« J’ai vraiment adoré cet apprentissage, j’ai appris à faire vivre les livres et à les partager avec mes enfants. Nous avons vécu ensemble des moments très intenses. » Lilia Fezzeu, 32 ans, Thannoise, mère de trois enfants de 6 ans, 2 ans et 6 mois, n’a pas de mots assez forts pour décrire l’aventure qu’elle a vécue depuis février dernier aux côtés de douze autres mamans qui ont participé au dispositif national « Des livres à soi ». Ce dernier a été mis en œuvre par les médiathèques de Thann-Cernay pour la première fois en 2025 et se poursuivra en 2026, en partenariat avec les centres socioculturels Agora de Cernay et du Pays de Thann, ainsi que le pôle petite enfance de la Communauté de communes de Thann-Cernay (CCTC). Créé en 2014, ce dispositif est un programme de médiation littéraire développé par le Salon du livre et de la presse jeunesse en Seine-Saint-Denis, soutenu par le ministère de la Culture et le Centre national du livre.
Ses objectifs visent la démocratisation de la lecture, le soutien à la parentalité et à l’inclusion sociale.
Des outils pour « entrer » en lecture avec ses enfants
L’une de ses originalités est qu’il s’adresse aux parents afin de les réhabiliter dans leur rôle d’accompagnement de leurs enfants vers l’écrit. « Il ne s’agit pas d’ateliers parents-enfants », insiste Aïcha Bouafia, chargée de l’action culturelle des médiathèques de Thann-Cernay. « L’idée est de donner aux parents les outils pour « entrer » en lecture avec leurs enfants. »
Lilia Fezzeu a ainsi découvert les livres pop-up qu’elle ne connaissait pas, ces ouvrages également désignés sous le terme d’« animés », dont les illustrations sont mobiles. « Ma fille et moi sommes tombés amoureuses de l’album La Maison hantée de Jan Pienkowski, c’est vraiment notre gros coup de cœur ! [un grand classique paru en 1979 qui a marqué plusieurs générations de lecteurs, NDLR] »
Jouer avec les livres
La jeune maman souhaitait transmettre son amour de la lecture à ses enfants, sans trop savoir comment s’y prendre. « À travers les ateliers auxquels j’ai participé, j’ai appris à m’approprier les albums, à les manipuler, à les choisir et à jouer avec. » Chaque atelier abordait une typologie différente d’ouvrages (pop-up, imagiers et abécédaires, histoires tout en images, livres-jeux, comptines et berceuses…), dressant un panorama quasi exhaustif de toutes les façons d’aborder la lecture.
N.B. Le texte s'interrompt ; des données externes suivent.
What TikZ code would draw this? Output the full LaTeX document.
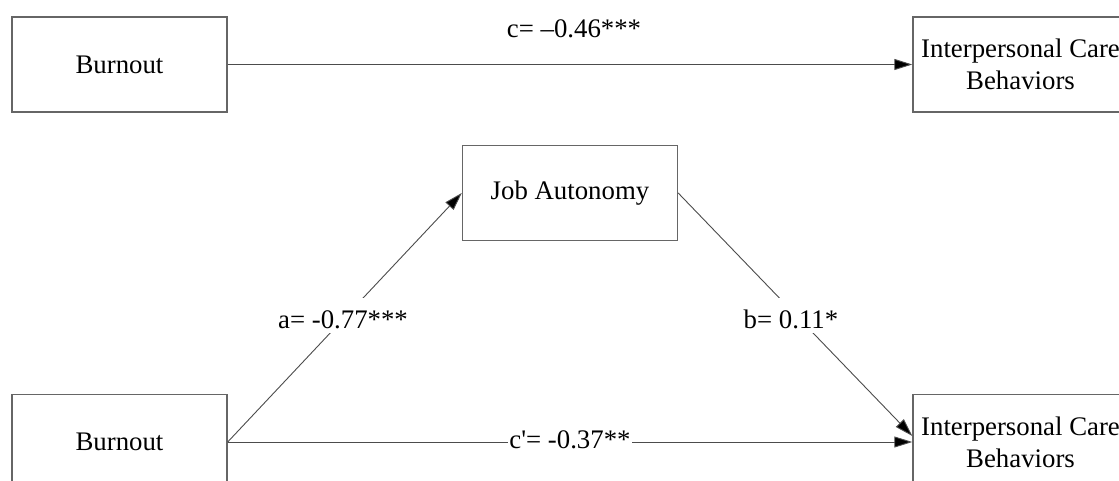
\documentclass[tikz,border=0pt]{standalone}
\usepackage{fontspec}
\setmainfont{Liberation Serif}
\usetikzlibrary{arrows.meta,calc}
\begin{document}
\begin{tikzpicture}[x=1pt,y=-1pt,
  box/.style={draw=black!60,line width=1.4pt,fill=white,minimum width=215pt,minimum height=95pt,inner sep=0pt,align=center,font=\fontsize{26.8}{32}\selectfont},
  conn/.style={draw=black!70,line width=0.9pt,-{Triangle[length=18pt,width=11pt,fill=black]}},
  lbl/.style={font=\fontsize{26.8}{32}\selectfont,anchor=base,inner xsep=1pt,inner ysep=0pt,text height=30pt,text depth=5pt,fill=white}]
\clip (0,0) rectangle (1119,481);
\fill[white] (0,0) rectangle (1119,481);
\node[box] (b1) at (119.5,64.5) {Burnout};
\node[box] (i1) at (1020.5,64.5) {Interpersonal Care\\Behaviors};
\node[box] (ja) at (570,193) {Job Autonomy};
\node[box] (b2) at (119.5,442) {Burnout};
\node[box] (i2) at (1020.5,442) {Interpersonal Care\\Behaviors};
\coordinate (i2b) at ($(i2.west)+(0,-6)$);
\draw[conn] (b1.east) -- (i1.west);
\node[lbl,fill=none] (lc) at (574,38) {c= –0.46***};
\draw[conn] (b2.east) -- (ja.west);
\draw[conn] (ja.east) -- (i2b);
\draw[conn] (b2.east) -- (i2.west);
\node[lbl] (la) at (343,328) {a= -0.77***};
\node[lbl] (lb) at (791,328) {b= 0.11*};
\node[lbl,text height=20pt,text depth=2pt] (lcp) at (570,448) {c\textquotesingle= -0.37**};
\end{tikzpicture}
\end{document}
« Les mamans ont elles-mêmes utilisé le livre comme support de jeu. C’était très émouvant de voir leur émerveillement, de les observer en train de retrouver l’enfant qui est en elle, de voir émerger leurs souvenirs de la petite enfance. Elles ont fait sauter les verrous, se sont autorisées à lâcher prise », relate Aïcha Bouafia.
Les livres « CLAP » ont notamment été utilisés, qui incitent le lecteur à lire avec son corps en imitant les attitudes et les actions des personnages, un plaisir aussi physique que cérébral.
Lire « avec » plutôt que « pour »
Maman de deux garçons de 4 et 5 ans, Célia Acha, d’Aspach-le-Haut, qui est entrée pour la première fois dans une médiathèque grâce à « Des livres à soi », a aussi appréhendé la différence entre « lire pour » et « lire avec » son enfant. « Souvent, on lit « pour », de façon un peu mécanique, sans incarnation, sans intonation. Aujourd’hui, j’interprète et j’apprécie beaucoup plus ces moments d’échanges avec mes enfants qui sont devenus des moments de qualité pendant lesquels je leur accorde une attention totale. » « Quand on « lit avec », l’adulte et l’enfant sont sur le même plan, on abolit la hiérarchie, les barrières entre celui qui lit et celui qui écoute », souligne Aïcha Bouafia.